Bangladesh Priorities: Energy, Gunatilake and Roland-Holst

Research by David Roland-Holst, University of California, Berkeley, and Herath Gunatilake, Asian Development Bank, and an addendum by consultant Bjorn Larsen, analyzes the smartest ways to power Bangladesh in coming years.


Strategy Takas of benefits per taka spent
Import coal for more power 23
Imported and domestic coal for more power 24

Currently, natural gas accounts for more than 80 percent of fuel used for power generation, but a British Petroleum study estimates that those reserves could be exhausted in the next two decades.

Out of multiple energy policies considered, the analysis finds that reforming natural gas prices and making coal a primary energy source for electricity production would do the most social good for Bangladesh.

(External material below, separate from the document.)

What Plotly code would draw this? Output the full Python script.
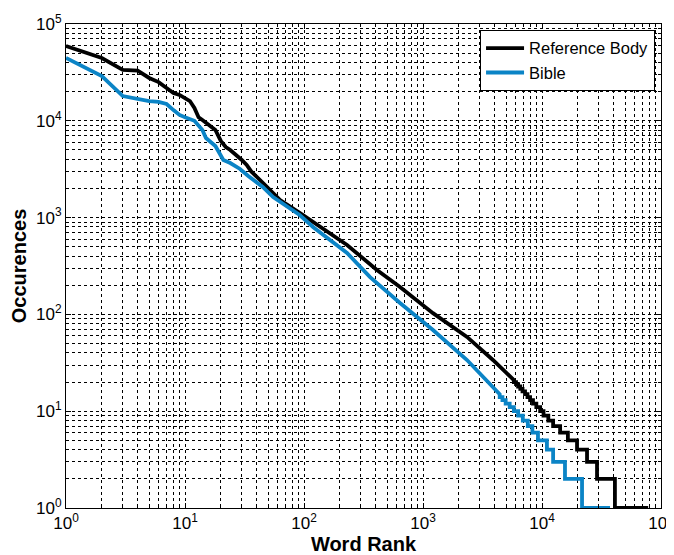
import plotly.graph_objects as go

# Reference Body: head (rank, occurrences)
ref_head_rank = [1, 2, 3, 4, 5, 6, 7, 8, 9, 10, 11, 12, 13, 14, 16, 18, 20, 22, 24, 27, 30, 33, 36,
                 49, 63, 92, 119, 230, 410, 641, 1213, 2344, 3870, 5800]
ref_head_occ = [59300, 44500, 33500, 33000, 27700, 25100, 21800, 19400, 18500, 17200, 16000, 13600,
                10900, 10200, 9050, 8040, 6190, 5360, 4990, 4430, 3940, 3500, 3000,
                2070, 1520, 1117, 901, 521, 288, 192, 103, 58.5, 33.8, 21]
# Reference Body tail: occurrence count and last rank holding that count
ref_tail_occ = [20, 19, 18, 17, 16, 15, 14, 13, 12, 11, 10, 9, 8, 7, 6, 5, 4, 3, 2, 1]
ref_tail_last_rank = [6050, 6300, 6570, 6860, 7200, 7550, 7940, 8400, 8960, 9650, 10300, 11300,
                      12400, 14200, 16500, 19700, 23900, 29000, 41000, 78000]

# Bible: head
bib_head_rank = [1, 2, 3, 4, 5, 6, 7, 8, 9, 10, 12, 14, 15, 18, 21, 24, 29, 34, 45, 55, 63, 92,
                 119, 230, 359, 641, 1213, 2344, 4410]
bib_head_occ = [44600, 29000, 18000, 16800, 16000, 15700, 14900, 12900, 11500, 10900, 10000, 8040,
                6640, 5490, 3940, 3660, 3180, 2690, 2070, 1630, 1450, 1064,
                800, 431, 243, 131, 69, 33.8, 15]
bib_tail_occ = [14, 13, 12, 11, 10, 9, 8, 7, 6, 5, 4, 3, 2, 1]
bib_tail_last_rank = [4650, 4950, 5350, 5800, 6300, 6900, 7600, 8300, 9250, 11000, 12400, 15600,
                      21700, 37300]

x_tickvals = [1, 10, 100, 1000, 10000, 100000]
x_ticktext = ["10<sup>0</sup>", "10<sup>1</sup>", "10<sup>2</sup>", "10<sup>3</sup>",
              "10<sup>4</sup>", "10<sup>5</sup>"]
y_tickvals = [1, 10, 100, 1000, 10000, 100000]
y_ticktext = x_ticktext


def build(head_r, head_c, tail_c, tail_r):
    xs = list(head_r)
    ys = list(head_c)
    start = head_r[-1]
    for c, r_end in zip(tail_c, tail_r):
        xs += [start, r_end]
        ys += [c, c]
        start = r_end
    return xs, ys


rx, ry = build(ref_head_rank, ref_head_occ, ref_tail_occ, ref_tail_last_rank)
bx, by = build(bib_head_rank, bib_head_occ, bib_tail_occ, bib_tail_last_rank)

fig = go.Figure()
fig.add_trace(go.Scatter(x=rx, y=ry, mode="lines", name="Reference Body",
                         line=dict(color="black", width=3.8)))
fig.add_trace(go.Scatter(x=bx, y=by, mode="lines", name="Bible",
                         line=dict(color="#0b84c6", width=3.8)))

font_family = "Liberation Sans, Arial, sans-serif"
grid_common = dict(showgrid=True, gridcolor="black", gridwidth=1, griddash="3px,3px")

fig.update_xaxes(type="log", range=[0, 5], tickmode="array", tickvals=x_tickvals,
                 ticktext=x_ticktext, ticks="inside", ticklen=5, tickcolor="black",
                 showline=True, linecolor="black", linewidth=1, mirror="allticks",
                 zeroline=False, automargin=False, ticklabeloverflow="allow",
                 minor=dict(dtick="D1", ticks="inside", ticklen=3, tickcolor="black",
                            **grid_common),
                 tickfont=dict(size=17, color="black", family=font_family),
                 title=dict(text="<b>Word Rank</b>", standoff=2,
                            font=dict(size=20, color="black", family=font_family)),
                 **grid_common)
fig.update_yaxes(type="log", range=[0, 5], tickmode="array", tickvals=y_tickvals,
                 ticktext=y_ticktext, ticks="inside", ticklen=5, tickcolor="black",
                 showline=True, linecolor="black", linewidth=1, mirror="allticks",
                 zeroline=False, automargin=False, ticklabeloverflow="allow",
                 minor=dict(dtick="D1", ticks="inside", ticklen=3, tickcolor="black",
                            **grid_common),
                 tickfont=dict(size=17, color="black", family=font_family),
                 title=dict(text="<b>Occurences</b>", standoff=6,
                            font=dict(size=20, color="black", family=font_family)),
                 **grid_common)

# page body has an 8px default margin, so the figure is offset by that amount
fig.update_layout(
    width=674, height=547,
    margin=dict(l=58, r=21, t=16, b=47, autoexpand=False),
    paper_bgcolor="white", plot_bgcolor="white",
    font=dict(family=font_family, color="black"),
    legend=dict(x=0.99, y=0.988, xanchor="right", yanchor="top",
                bgcolor="white", bordercolor="black", borderwidth=1,
                font=dict(size=16.5, color="black", family=font_family),
                itemwidth=38, tracegroupgap=0),
    showlegend=True,
)

fig.write_html("out.html")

Shifting toward coal would cut electricity costs across the economy, and the cheaper energy would raise incomes for households and businesses, while improving export competitiveness.

Over the next 15 years, replacing half of natural gas electricity with imported coal and expanding electricity production to meet demand would cost Tk 172 billion (Tk 17,200 crore). It would also increase CO2 emissions, at a social cost of Tk 7.7 billion (Tk 770 crore). But in total, the widely available and cheaper power would increase the economy by Tk 4.2 trillion (Tk 421,900 crore). In all, each taka spent would do 23 takas of social good. 

Investment to develop a domestic coal industry, however, would create even larger benefits in terms of economic growth. The cost of additional electricity production associated with this growth would be Tk 783 billion (Tk 78,300 crore) and lead to climate costs of Tk 46.2 billion (Tk 4,620 crore). The benefits from the investment, however, would be astonishing. The net worth over the next 15 years would be greater than Tk 20 trillion (Tk 2,000,000 crore)—equivalent to more than an entire year of GDP. By 2030, the average Bangladeshi will be 16 percent richer.

There has been significant political resistance towards the potential land disruption from coal mining, the siting of coal power plants, and concern about more pollution. But given such tremendous benefits, the authors point out there would be substantial resources available to address these concerns, even to the extent of including state-of-the-art technology to live up to the most stringent OECD clean-air requirements. The investment would give 24 takas of benefits for each taka spent.